In the late 1960s and early 1970s, most feminist and/or leftist rhetoric wasn't exactly renowned for its subtlety. (If it had been, it wouldn't be renowned at all.) But Willis was ever alert to her own camp's unidentified blinkers and fallacies.
Given the times, her audience, and her venue-Ramparts, the rad-chic magazine-it took some guts to remind people in 1970 that "there is nothing inherently wrong with consumption." ("It is a bribe," she continues, "but like all bribes it offers concrete benefits.") A dozen years later, in "Sisters Under The Skin?", she's nailing "white feminist parochialism"-her own included-with one of her keenest binary insights: "Straightforward reactionary racism exaggerates differences and denies commonalities; liberal racism, more typical of white feminists, does the opposite."

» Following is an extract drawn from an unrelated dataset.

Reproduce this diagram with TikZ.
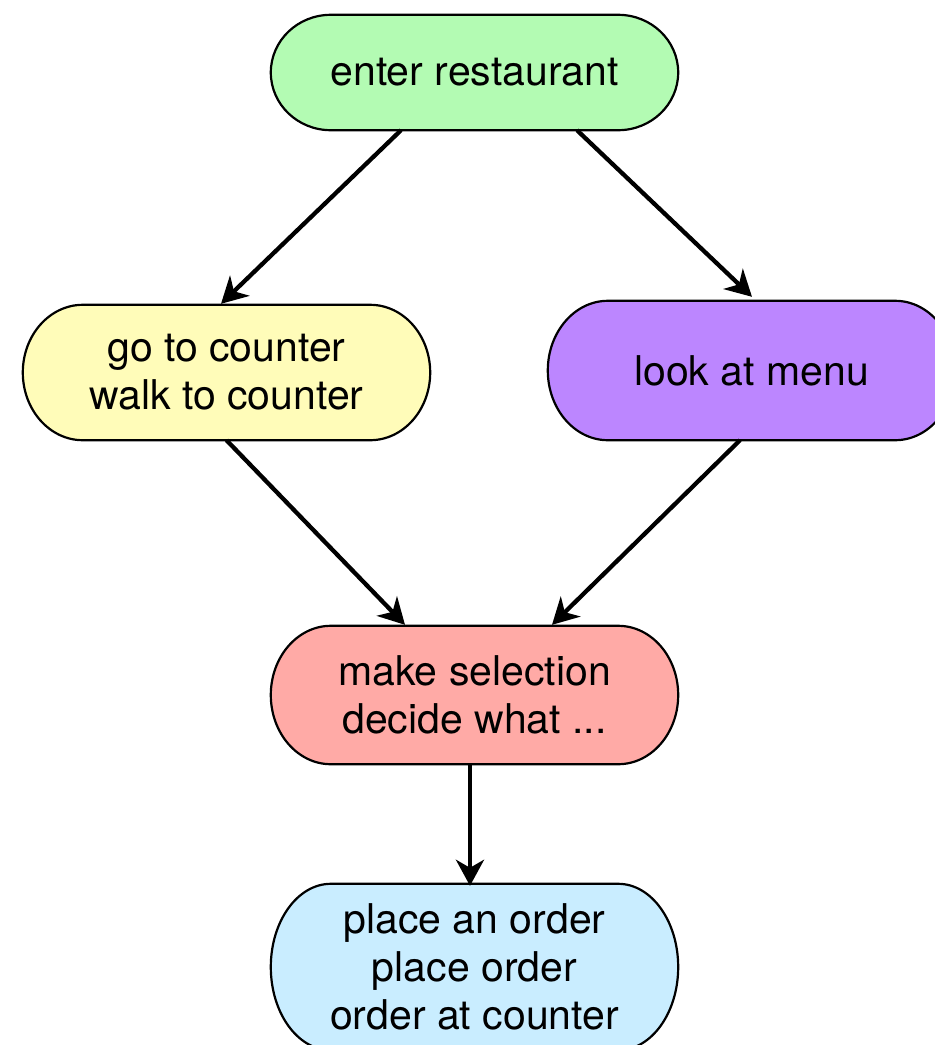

Willis always treated her own brain as both a laboratory and a pulsating lab sample. That's why the most mind-blowing piece in The Essential EW is "Next Year in Jerusalem," originally printed in a 1977 issue of Rolling Stone. (Those were the days.) Confounded by her brother's conversion to Orthodox Judaism, Willis voyages to Israel herself-and feels the same pull, which makes for the one essay of hers that's got suspense. If Ellen Willis can be tempted-Ellen Fucking Willis, radical secular humanist and feminist heroine-then nobody's immune to religion's power. And maybe nobody should want to be.
"I think there's no such thing as too much freedom-only too little nerve," she once wrote. But you'd never have guessed that from her everyday affect, which was sleepy-eyed and on the gentle side.
I still remember how puzzled I was to see her picture in The New York Times one day in 2006 until I realized there could be only one reason. Since she struck me as someone who was generous with her time-yup, even on deadline-I wish I'd been smart enough to think up excuses to talk to her more. But I did get to call her Ellen, and maybe that's enough.